:: What to do ::
Exactly as written, retype the listing below, omitting the pictures.

:: Source data ::
⁂

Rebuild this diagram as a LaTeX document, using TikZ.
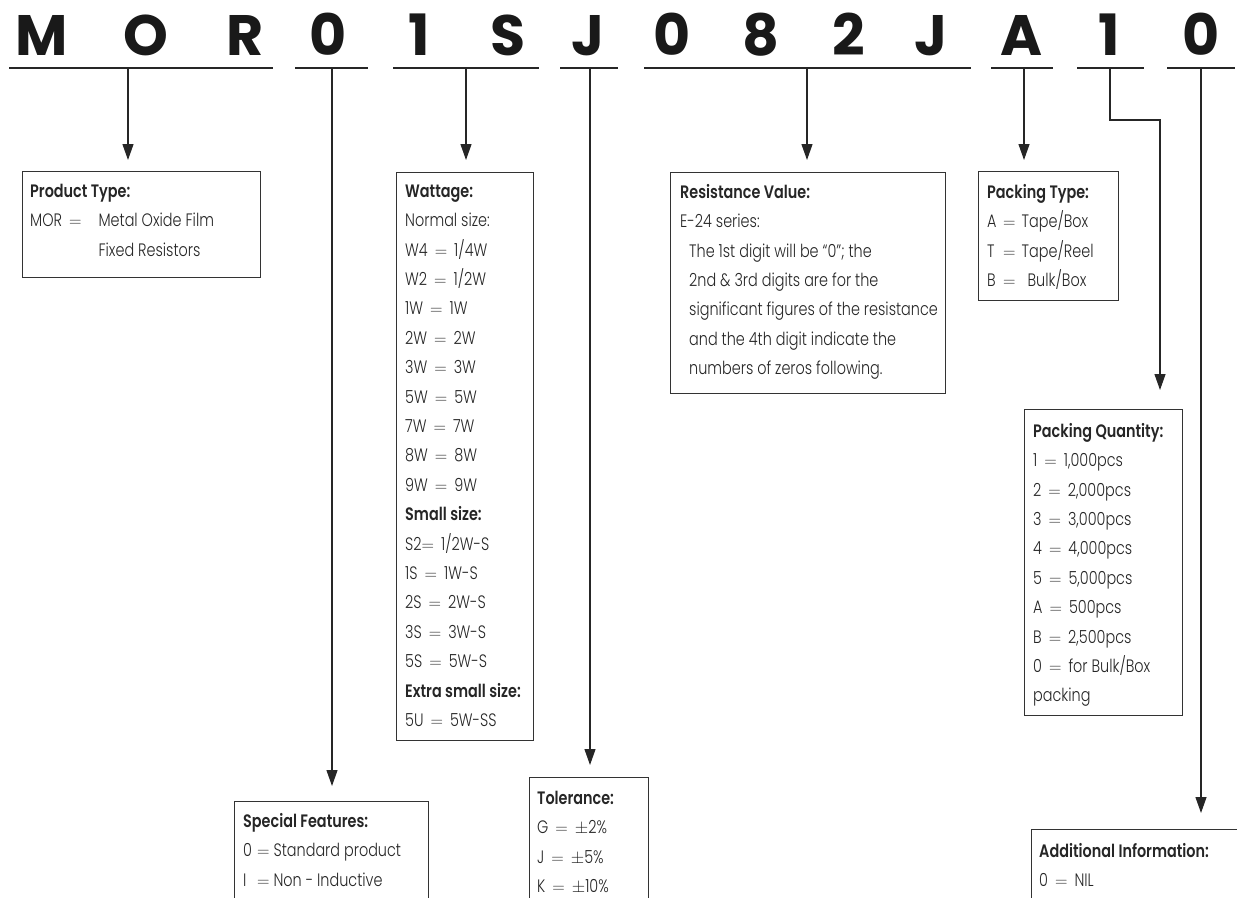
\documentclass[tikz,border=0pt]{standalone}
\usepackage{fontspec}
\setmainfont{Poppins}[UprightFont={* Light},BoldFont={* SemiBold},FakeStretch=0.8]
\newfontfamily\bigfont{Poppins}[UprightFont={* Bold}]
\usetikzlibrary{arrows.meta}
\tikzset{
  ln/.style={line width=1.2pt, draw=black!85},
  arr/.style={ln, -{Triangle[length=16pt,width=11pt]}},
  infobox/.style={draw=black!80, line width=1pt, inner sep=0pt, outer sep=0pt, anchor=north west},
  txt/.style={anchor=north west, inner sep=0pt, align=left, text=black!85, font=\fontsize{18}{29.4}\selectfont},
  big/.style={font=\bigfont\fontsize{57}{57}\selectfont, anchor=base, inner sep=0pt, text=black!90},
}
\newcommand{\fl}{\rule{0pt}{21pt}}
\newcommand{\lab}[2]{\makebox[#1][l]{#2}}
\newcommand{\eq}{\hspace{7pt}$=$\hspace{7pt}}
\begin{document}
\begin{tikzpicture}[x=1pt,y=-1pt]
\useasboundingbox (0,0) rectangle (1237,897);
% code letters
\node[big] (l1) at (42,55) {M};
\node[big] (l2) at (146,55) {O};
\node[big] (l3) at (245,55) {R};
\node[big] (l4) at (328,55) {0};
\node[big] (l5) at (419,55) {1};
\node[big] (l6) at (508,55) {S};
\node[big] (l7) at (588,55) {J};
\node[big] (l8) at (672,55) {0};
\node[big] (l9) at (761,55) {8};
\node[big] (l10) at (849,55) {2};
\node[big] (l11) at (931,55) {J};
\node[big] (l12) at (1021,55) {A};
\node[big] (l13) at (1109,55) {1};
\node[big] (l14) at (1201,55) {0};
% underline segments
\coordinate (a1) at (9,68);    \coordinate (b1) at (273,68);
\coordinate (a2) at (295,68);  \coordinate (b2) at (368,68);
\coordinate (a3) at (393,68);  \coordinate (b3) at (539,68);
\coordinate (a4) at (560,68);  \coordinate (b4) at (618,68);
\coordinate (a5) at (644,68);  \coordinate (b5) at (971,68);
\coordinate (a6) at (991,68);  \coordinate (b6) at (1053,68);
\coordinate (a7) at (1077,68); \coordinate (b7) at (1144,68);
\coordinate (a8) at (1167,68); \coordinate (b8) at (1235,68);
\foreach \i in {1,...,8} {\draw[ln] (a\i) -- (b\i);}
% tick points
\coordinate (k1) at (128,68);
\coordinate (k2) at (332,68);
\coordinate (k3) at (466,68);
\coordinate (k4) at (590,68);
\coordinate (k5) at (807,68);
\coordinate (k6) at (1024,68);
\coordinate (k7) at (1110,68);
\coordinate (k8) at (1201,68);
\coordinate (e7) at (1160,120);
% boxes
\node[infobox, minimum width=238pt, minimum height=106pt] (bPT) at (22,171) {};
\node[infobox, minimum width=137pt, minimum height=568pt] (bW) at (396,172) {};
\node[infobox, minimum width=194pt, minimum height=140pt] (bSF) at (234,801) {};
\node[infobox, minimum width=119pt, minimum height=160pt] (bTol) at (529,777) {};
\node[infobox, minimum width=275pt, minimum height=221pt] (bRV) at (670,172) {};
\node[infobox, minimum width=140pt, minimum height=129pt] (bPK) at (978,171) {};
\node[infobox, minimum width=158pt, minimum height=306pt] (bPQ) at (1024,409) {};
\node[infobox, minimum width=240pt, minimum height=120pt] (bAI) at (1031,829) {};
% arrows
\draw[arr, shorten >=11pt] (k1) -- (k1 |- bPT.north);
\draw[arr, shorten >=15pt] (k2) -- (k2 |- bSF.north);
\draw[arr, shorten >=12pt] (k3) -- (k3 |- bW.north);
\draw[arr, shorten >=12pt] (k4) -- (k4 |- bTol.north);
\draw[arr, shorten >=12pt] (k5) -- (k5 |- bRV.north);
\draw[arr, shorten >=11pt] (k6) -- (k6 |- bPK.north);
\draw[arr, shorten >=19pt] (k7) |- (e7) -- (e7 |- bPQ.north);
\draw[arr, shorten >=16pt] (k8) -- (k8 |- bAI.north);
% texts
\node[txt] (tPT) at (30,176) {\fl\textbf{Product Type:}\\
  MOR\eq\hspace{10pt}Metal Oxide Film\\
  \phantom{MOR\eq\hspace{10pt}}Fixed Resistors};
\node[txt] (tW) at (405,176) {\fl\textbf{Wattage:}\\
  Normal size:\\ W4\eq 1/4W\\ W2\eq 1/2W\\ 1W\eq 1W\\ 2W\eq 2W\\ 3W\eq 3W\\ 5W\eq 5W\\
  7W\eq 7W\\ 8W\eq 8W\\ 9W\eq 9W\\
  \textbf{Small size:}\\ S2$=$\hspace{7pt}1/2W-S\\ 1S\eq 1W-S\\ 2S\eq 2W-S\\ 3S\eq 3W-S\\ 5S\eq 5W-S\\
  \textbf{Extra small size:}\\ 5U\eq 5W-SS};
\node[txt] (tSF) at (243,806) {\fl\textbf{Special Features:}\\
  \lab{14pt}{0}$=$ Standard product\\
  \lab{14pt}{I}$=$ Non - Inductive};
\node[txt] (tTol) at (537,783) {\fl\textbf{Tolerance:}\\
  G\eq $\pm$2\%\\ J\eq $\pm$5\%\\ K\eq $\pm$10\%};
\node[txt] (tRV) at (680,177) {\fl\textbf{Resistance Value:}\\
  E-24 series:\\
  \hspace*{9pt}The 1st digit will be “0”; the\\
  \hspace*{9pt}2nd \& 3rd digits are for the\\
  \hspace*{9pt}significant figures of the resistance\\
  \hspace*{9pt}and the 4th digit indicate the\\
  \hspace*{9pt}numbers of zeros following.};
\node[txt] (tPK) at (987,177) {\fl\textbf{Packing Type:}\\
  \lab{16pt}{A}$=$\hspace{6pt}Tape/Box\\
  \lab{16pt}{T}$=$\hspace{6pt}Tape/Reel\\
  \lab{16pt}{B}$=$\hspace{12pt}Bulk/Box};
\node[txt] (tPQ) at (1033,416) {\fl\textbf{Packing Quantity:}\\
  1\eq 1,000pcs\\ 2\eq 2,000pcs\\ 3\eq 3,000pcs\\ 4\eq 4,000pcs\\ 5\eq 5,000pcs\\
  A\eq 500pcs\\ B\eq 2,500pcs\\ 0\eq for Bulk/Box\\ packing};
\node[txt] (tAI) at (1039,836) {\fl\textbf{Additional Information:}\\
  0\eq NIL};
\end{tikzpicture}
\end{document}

⁂

:: Solved problem ::
Rebuild this diagram as a LaTeX document, using TikZ.
\documentclass[tikz,border=0pt]{standalone}
\usepackage{fontspec}
\setmainfont{Poppins}[UprightFont={* Light},BoldFont={* SemiBold},FakeStretch=0.8]
\newfontfamily\bigfont{Poppins}[UprightFont={* Bold}]
\usetikzlibrary{arrows.meta}
\tikzset{
  ln/.style={line width=1.2pt, draw=black!85},
  arr/.style={ln, -{Triangle[length=16pt,width=11pt]}},
  infobox/.style={draw=black!80, line width=1pt, inner sep=0pt, outer sep=0pt, anchor=north west},
  txt/.style={anchor=north west, inner sep=0pt, align=left, text=black!85, font=\fontsize{18}{29.4}\selectfont},
  big/.style={font=\bigfont\fontsize{57}{57}\selectfont, anchor=base, inner sep=0pt, text=black!90},
}
\newcommand{\fl}{\rule{0pt}{21pt}}
\newcommand{\lab}[2]{\makebox[#1][l]{#2}}
\newcommand{\eq}{\hspace{7pt}$=$\hspace{7pt}}
\begin{document}
\begin{tikzpicture}[x=1pt,y=-1pt]
\useasboundingbox (0,0) rectangle (1237,897);
% code letters
\node[big] (l1) at (42,55) {M};
\node[big] (l2) at (146,55) {O};
\node[big] (l3) at (245,55) {R};
\node[big] (l4) at (328,55) {0};
\node[big] (l5) at (419,55) {1};
\node[big] (l6) at (508,55) {S};
\node[big] (l7) at (588,55) {J};
\node[big] (l8) at (672,55) {0};
\node[big] (l9) at (761,55) {8};
\node[big] (l10) at (849,55) {2};
\node[big] (l11) at (931,55) {J};
\node[big] (l12) at (1021,55) {A};
\node[big] (l13) at (1109,55) {1};
\node[big] (l14) at (1201,55) {0};
% underline segments
\coordinate (a1) at (9,68);    \coordinate (b1) at (273,68);
\coordinate (a2) at (295,68);  \coordinate (b2) at (368,68);
\coordinate (a3) at (393,68);  \coordinate (b3) at (539,68);
\coordinate (a4) at (560,68);  \coordinate (b4) at (618,68);
\coordinate (a5) at (644,68);  \coordinate (b5) at (971,68);
\coordinate (a6) at (991,68);  \coordinate (b6) at (1053,68);
\coordinate (a7) at (1077,68); \coordinate (b7) at (1144,68);
\coordinate (a8) at (1167,68); \coordinate (b8) at (1235,68);
\foreach \i in {1,...,8} {\draw[ln] (a\i) -- (b\i);}
% tick points
\coordinate (k1) at (128,68);
\coordinate (k2) at (332,68);
\coordinate (k3) at (466,68);
\coordinate (k4) at (590,68);
\coordinate (k5) at (807,68);
\coordinate (k6) at (1024,68);
\coordinate (k7) at (1110,68);
\coordinate (k8) at (1201,68);
\coordinate (e7) at (1160,120);
% boxes
\node[infobox, minimum width=238pt, minimum height=106pt] (bPT) at (22,171) {};
\node[infobox, minimum width=137pt, minimum height=568pt] (bW) at (396,172) {};
\node[infobox, minimum width=194pt, minimum height=140pt] (bSF) at (234,801) {};
\node[infobox, minimum width=119pt, minimum height=160pt] (bTol) at (529,777) {};
\node[infobox, minimum width=275pt, minimum height=221pt] (bRV) at (670,172) {};
\node[infobox, minimum width=140pt, minimum height=129pt] (bPK) at (978,171) {};
\node[infobox, minimum width=158pt, minimum height=306pt] (bPQ) at (1024,409) {};
\node[infobox, minimum width=240pt, minimum height=120pt] (bAI) at (1031,829) {};
% arrows
\draw[arr, shorten >=11pt] (k1) -- (k1 |- bPT.north);
\draw[arr, shorten >=15pt] (k2) -- (k2 |- bSF.north);
\draw[arr, shorten >=12pt] (k3) -- (k3 |- bW.north);
\draw[arr, shorten >=12pt] (k4) -- (k4 |- bTol.north);
\draw[arr, shorten >=12pt] (k5) -- (k5 |- bRV.north);
\draw[arr, shorten >=11pt] (k6) -- (k6 |- bPK.north);
\draw[arr, shorten >=19pt] (k7) |- (e7) -- (e7 |- bPQ.north);
\draw[arr, shorten >=16pt] (k8) -- (k8 |- bAI.north);
% texts
\node[txt] (tPT) at (30,176) {\fl\textbf{Product Type:}\\
  MOR\eq\hspace{10pt}Metal Oxide Film\\
  \phantom{MOR\eq\hspace{10pt}}Fixed Resistors};
\node[txt] (tW) at (405,176) {\fl\textbf{Wattage:}\\
  Normal size:\\ W4\eq 1/4W\\ W2\eq 1/2W\\ 1W\eq 1W\\ 2W\eq 2W\\ 3W\eq 3W\\ 5W\eq 5W\\
  7W\eq 7W\\ 8W\eq 8W\\ 9W\eq 9W\\
  \textbf{Small size:}\\ S2$=$\hspace{7pt}1/2W-S\\ 1S\eq 1W-S\\ 2S\eq 2W-S\\ 3S\eq 3W-S\\ 5S\eq 5W-S\\
  \textbf{Extra small size:}\\ 5U\eq 5W-SS};
\node[txt] (tSF) at (243,806) {\fl\textbf{Special Features:}\\
  \lab{14pt}{0}$=$ Standard product\\
  \lab{14pt}{I}$=$ Non - Inductive};
\node[txt] (tTol) at (537,783) {\fl\textbf{Tolerance:}\\
  G\eq $\pm$2\%\\ J\eq $\pm$5\%\\ K\eq $\pm$10\%};
\node[txt] (tRV) at (680,177) {\fl\textbf{Resistance Value:}\\
  E-24 series:\\
  \hspace*{9pt}The 1st digit will be “0”; the\\
  \hspace*{9pt}2nd \& 3rd digits are for the\\
  \hspace*{9pt}significant figures of the resistance\\
  \hspace*{9pt}and the 4th digit indicate the\\
  \hspace*{9pt}numbers of zeros following.};
\node[txt] (tPK) at (987,177) {\fl\textbf{Packing Type:}\\
  \lab{16pt}{A}$=$\hspace{6pt}Tape/Box\\
  \lab{16pt}{T}$=$\hspace{6pt}Tape/Reel\\
  \lab{16pt}{B}$=$\hspace{12pt}Bulk/Box};
\node[txt] (tPQ) at (1033,416) {\fl\textbf{Packing Quantity:}\\
  1\eq 1,000pcs\\ 2\eq 2,000pcs\\ 3\eq 3,000pcs\\ 4\eq 4,000pcs\\ 5\eq 5,000pcs\\
  A\eq 500pcs\\ B\eq 2,500pcs\\ 0\eq for Bulk/Box\\ packing};
\node[txt] (tAI) at (1039,836) {\fl\textbf{Additional Information:}\\
  0\eq NIL};
\end{tikzpicture}
\end{document}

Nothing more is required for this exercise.